With its IP multimedia subsystem (IMS) efforts, the telecom industry is reliving some of its past as well, but with no assurances of different outcomes.
Although many things have changed about the telecom industry over the last two decades, there are some things that seem eternal. One of those is the search for a network architecture that enables rapid service creation by separating the service layer from the network piece parts and creating standards-based interfaces that allow those piece parts to be used and reused as modular building blocks in a plug-and-play scenario that eliminates dependence on vendor-specific technology.
What I’ve just described sounds like IMS--but it could also describe the intelligent network effort of the late 1980s that included multiple industrywide efforts including the Advanced Intelligent Network (AIN) and individual company initiatives.

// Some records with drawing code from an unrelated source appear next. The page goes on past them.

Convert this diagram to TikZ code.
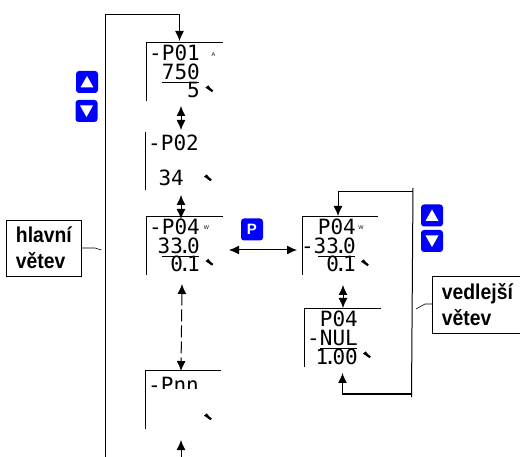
\documentclass[tikz,border=0pt]{standalone}
\usepackage{fontspec}
\setmainfont{Liberation Sans}
\newfontfamily\lcdfont{DejaVu Sans Mono}
\newfontfamily\tagfont[FakeStretch=0.9]{Liberation Sans}
\usetikzlibrary{calc,arrows.meta}
\definecolor{keyblue}{RGB}{0,0,255}
\tikzset{
  >={Latex[length=10pt,width=9pt]},
  lcd/.style={font=\lcdfont\fontsize{21}{21}\selectfont,anchor=base east,inner sep=0pt},
  tiny/.style={font=\fontsize{5.5}{6}\selectfont,inner sep=0pt},
  keybtn/.style={fill=keyblue,rounded corners=3pt,minimum width=22pt,minimum height=22pt,inner sep=0pt,text=white,font=\bfseries\fontsize{15}{15}\selectfont},
  tagbox/.style={draw,line width=0.8pt,align=left,anchor=west,inner xsep=7pt,inner ysep=0pt,font=\tagfont\bfseries\fontsize{21.5}{26}\selectfont},
}
\newcommand{\lcddot}{\kern-4.5pt.\kern-4pt}
% left edge and top edge of a display
\newcommand{\prframe}[2]{\draw[line width=0.8pt] ($(#1)+(0,59)$) -- (#1) -- ($(#1)+(#2,0)$);}
% three lines of a display
\newcommand{\prlines}[4]{
  \node[lcd] (#1a) at ($(#1)+(54,19)$) {#2};
  \node[lcd] (#1b) at ($(#1)+(54,38)$) {#3};
  \node[lcd] (#1c) at ($(#1)+(54,56)$) {#4};
  \draw[line width=0.8pt] ($(#1)+(16,40)$) -- ($(#1)+(53,40)$);
}
\newcommand{\prkey}[1]{\fill ($(#1)+(-4,-1.4)$) -- ($(#1)+(-1.2,-3.6)$) -- ($(#1)+(1,-0.8)$) -- ($(#1)+(3.8,1.4)$) -- ($(#1)+(2.6,3.2)$) -- ($(#1)+(-0.6,1)$) -- cycle;}
\newcommand{\prup}[2]{
  \node[keybtn] (#1) at (#2) {};
  \fill[white] ($(#1)+(-6.5,5.5)$) -- ($(#1)+(6.5,5.5)$) -- ($(#1)+(0,-6)$) -- cycle;
}
\newcommand{\prdown}[2]{
  \node[keybtn] (#1) at (#2) {};
  \fill[white] ($(#1)+(-6.5,-5.5)$) -- ($(#1)+(6.5,-5.5)$) -- ($(#1)+(0,6)$) -- cycle;
}
\begin{document}
\begin{tikzpicture}[x=1pt,y=-1pt]
    \useasboundingbox (0,0) rectangle (520,457);
    \coordinate (Da) at (146,42);
    \coordinate (Db) at (145,132);
    \coordinate (Dc) at (146,216);
    \coordinate (Dd) at (145,370);
    \coordinate (De) at (302,216);
    \coordinate (Df) at (304,308);

    % main branch displays
    \prframe{Da}{77}
    \prlines{Da}{-P01}{750}{5}
    \draw[line width=0.8pt] (Db) -- ($(Db)+(0,58)$);
    \node[lcd] (Dba) at ($(Db)+(54,19)$) {-P02};
    \node[lcd] (Dbb) at ($(Db)+(39,54)$) {34};
    \prframe{Dc}{77}
    \prlines{Dc}{-P04}{33\lcddot0}{0\lcddot1}
    \prframe{Dd}{76}
    \begin{scope}
        \clip ($(Dd)+(0,0)$) rectangle ($(Dd)+(76,19)$);
        \node[lcd] (Dda) at ($(Dd)+(54,22)$) {-Pnn};
    \end{scope}

    % side branch displays
    \prframe{De}{76}
    \prlines{De}{P04}{-33\lcddot0}{0\lcddot1}
    \prframe{Df}{77}
    \prlines{Df}{P04}{-NUL}{1\lcddot00}

    % unit marks
    \node[tiny] (ua) at (213.5,54.5) {A};
    \node[tiny] (ub) at (206.5,228) {W};
    \node[tiny] (uc) at (361,228) {W};
    \prkey{209.5,89}
    \prkey{208,178}
    \prkey{209.5,262.5}
    \prkey{208,417}
    \prkey{365,263}
    \prkey{367,355}

    % arrows between displays
    \coordinate (Aa) at (181,106);
    \coordinate (Ab) at (181,130);
    \coordinate (Ac) at (181,195);
    \coordinate (Ad) at (181,219);
    \coordinate (Ae) at (182,284);
    \coordinate (Af) at (181,371);
    \coordinate (Ag) at (181,440);
    \coordinate (Ah) at (181,457);
    \coordinate (Ai) at (229,250);
    \coordinate (Aj) at (297,250);
    \coordinate (Ak) at (343,285);
    \coordinate (Al) at (343,308);
    \draw[<->,line width=1pt] (Aa) -- (Ab);
    \draw[<->,line width=1pt] (Ac) -- (Ad);
    \draw[<->,line width=1pt,dash pattern=on 12pt off 4pt] (Ae) -- (Af);
    \draw[->,line width=1pt] (Ah) -- (Ag);
    \draw[<->,line width=1pt] (Ai) -- (Aj);
    \draw[<->,line width=1pt] (Ak) -- (Al);

    % main loop
    \coordinate (La) at (105,457);
    \coordinate (Lb) at (105,15);
    \coordinate (Lc) at (179.5,15);
    \coordinate (Ld) at (179.5,41);
    \draw[->,line width=1pt] (La) -- (Lb) -- (Lc) -- (Ld);

    % side loop
    \coordinate (Ra) at (413,188);
    \coordinate (Rb) at (411.5,397);
    \coordinate (Rc) at (338,192);
    \coordinate (Rd) at (338,216);
    \coordinate (Re) at (411.5,394);
    \coordinate (Rf) at (342.5,394);
    \coordinate (Rg) at (342.5,373);
    \draw[line width=1pt] (Ra) -- (Rb);
    \draw[->,line width=1pt] (412.8,192) -- (Rc) -- (Rd);
    \draw[->,line width=1pt] (Re) -- (Rf) -- (Rg);

    % keys
    \prup{Ka}{87,82}
    \prdown{Kb}{86.5,111}
    \node[keybtn] (Kc) at (252,229.5) {P};
    \prup{Kd}{432,215.5}
    \prdown{Ke}{432,241}

    % branch labels
    \node[tagbox,minimum width=75pt,minimum height=56pt] (Ta) at (6,248) {hlavní\\větev};
    \node[tagbox,minimum width=90pt,minimum height=57pt] (Tb) at (432,304.5) {vedlejší\\větev};
    \coordinate (Ta1) at (95,248);
    \coordinate (Ta2) at (101.5,250);
    \coordinate (Tb1) at (425,304);
    \coordinate (Tb2) at (416,309);
    \draw[line width=0.6pt] (Ta.east) -- (Ta1) -- (Ta2);
    \draw[line width=0.6pt] (Tb.west |- Tb1) -- (Tb1) -- (Tb2);
\end{tikzpicture}
\end{document}
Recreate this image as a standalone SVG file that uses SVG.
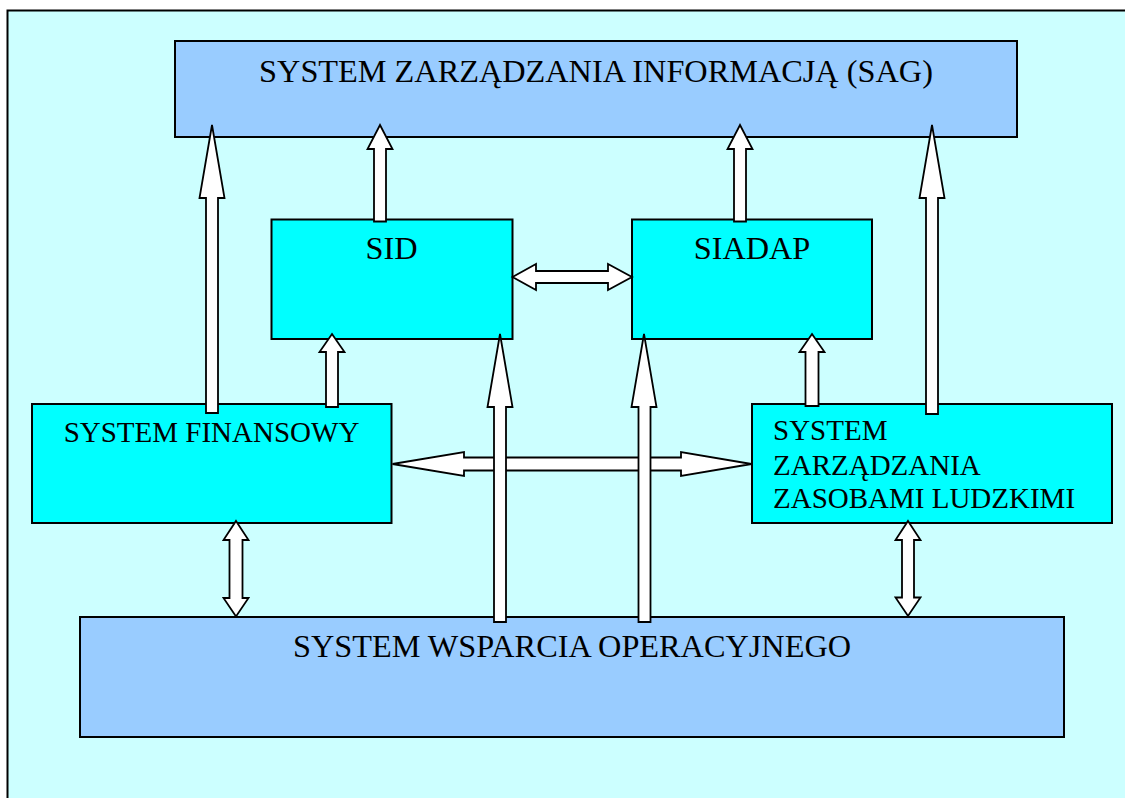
<svg xmlns="http://www.w3.org/2000/svg" width="1125" height="798" viewBox="0 0 1125 798">
<style>
.frame{fill:#CCFFFF;stroke:#000;stroke-width:2}
.blue{fill:#99CCFF;stroke:#000;stroke-width:2}
.cyan{fill:#00FFFF;stroke:#000;stroke-width:2}
.arr{fill:#FFFFFF;stroke:#000;stroke-width:1.8;stroke-linejoin:miter}
text{font-family:"Liberation Serif","Times New Roman",serif;font-size:29px;fill:#000}
.big{font-size:32.3px}
.c{text-anchor:middle}
</style>
<rect width="1125" height="798" fill="#FFFFFF"/>
<rect class="frame" x="7.5" y="10.5" width="1130" height="800"/>
<g id="node-sag">
<rect class="blue" x="175" y="41" width="842" height="96"/>
<text class="c big" x="596" y="82">SYSTEM ZARZĄDZANIA INFORMACJĄ (SAG)</text>
</g>
<g id="node-sid">
<rect class="cyan" x="271.5" y="219.5" width="241" height="119.5"/>
<text class="c big" x="391.5" y="259">SID</text>
</g>
<g id="node-siadap">
<rect class="cyan" x="632" y="219.5" width="240" height="119.5"/>
<text class="c big" x="752" y="259">SIADAP</text>
</g>
<g id="node-fin">
<rect class="cyan" x="32" y="404" width="359.5" height="119"/>
<text class="c" x="211.5" y="442">SYSTEM FINANSOWY</text>
</g>
<g id="node-hr">
<rect class="cyan" x="752" y="404" width="360" height="119"/>
<text x="773" y="440">SYSTEM</text>
<text x="773" y="475">ZARZĄDZANIA</text>
<text x="773" y="508">ZASOBAMI LUDZKIMI</text>
</g>
<g id="node-swo">
<rect class="blue" x="80" y="617" width="984" height="120"/>
<text class="c big" x="572" y="657">SYSTEM WSPARCIA OPERACYJNEGO</text>
</g>
<g id="connectors">
<polygon class="arr" points="392.5,464 464,452 464,457.5 681,457.5 681,452 751.5,464 681,476 681,470.5 464,470.5 464,476"/>
<polygon class="arr" points="512.5,277 536,264 536,271 608,271 608,264 632,277 608,290 608,283 536,283 536,290"/>
<polygon class="arr" points="212,125 224.5,198 218,198 218,413 206,413 206,198 199.5,198"/>
<polygon class="arr" points="380,125 392.5,149 386,149 386,221.5 374,221.5 374,149 367.5,149"/>
<polygon class="arr" points="740,125 752.5,149 746,149 746,221.5 734,221.5 734,149 727.5,149"/>
<polygon class="arr" points="932,125 944.5,198 938,198 938,414 926,414 926,198 919.5,198"/>
<polygon class="arr" points="332,334 344.5,352 338,352 338,407 326,407 326,352 319.5,352"/>
<polygon class="arr" points="812,334 824.5,352 818.5,352 818.5,406 805.5,406 805.5,352 799.5,352"/>
<polygon class="arr" points="500,334 512.5,407 506,407 506,622 494,622 494,407 487.5,407"/>
<polygon class="arr" points="644,334 656.5,407 650.5,407 650.5,622 638.5,622 638.5,407 631.5,407"/>
<polygon class="arr" points="236,521 248.5,540 242.5,540 242.5,598 248.5,598 236,616.5 223.5,598 229.5,598 229.5,540 223.5,540"/>
<polygon class="arr" points="908,521 920.5,540 914,540 914,597.5 920.5,597.5 908,616 895.5,597.5 902,597.5 902,540 895.5,540"/>
</g>
</svg>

For decades now, service providers have wanted the ability to design their own new services--or hire smart outsiders to do so--without being dependent on their hardware and software vendors to do all the development work for them. They’ve wanted industry standards that eliminate proprietary technology and make it possible for network service providers to use off-the-shelf technology--or at least best-of-breed systems from telecom-specific vendors.
So why is this all so hard? As a recent Yankee Group report indicates, IMS is starting to run afoul of its own hype and suffer some of the same kinds of problems that ultimately stymied previous efforts at the nirvana of network architectures. As happened in the 1980s when companies such as Pacific Telesis (now part of AT&T) launched their own IN initiatives out of impatience with the industry, Verizon launched its own version of IMS last summer.
Granted, I’m now among the industry’s senior citizens, but this has a very déjà vu feeling about it, and not in a positive way. Unless things change, IMS could be seriously derailed, or produce a much less ambitious transformation of the telecom network that is intended--or very much needed.
Like Taye Diggs’ character on “Daybreak,” the telecom industry needs to learn from what has gone before or be doomed to repeat it.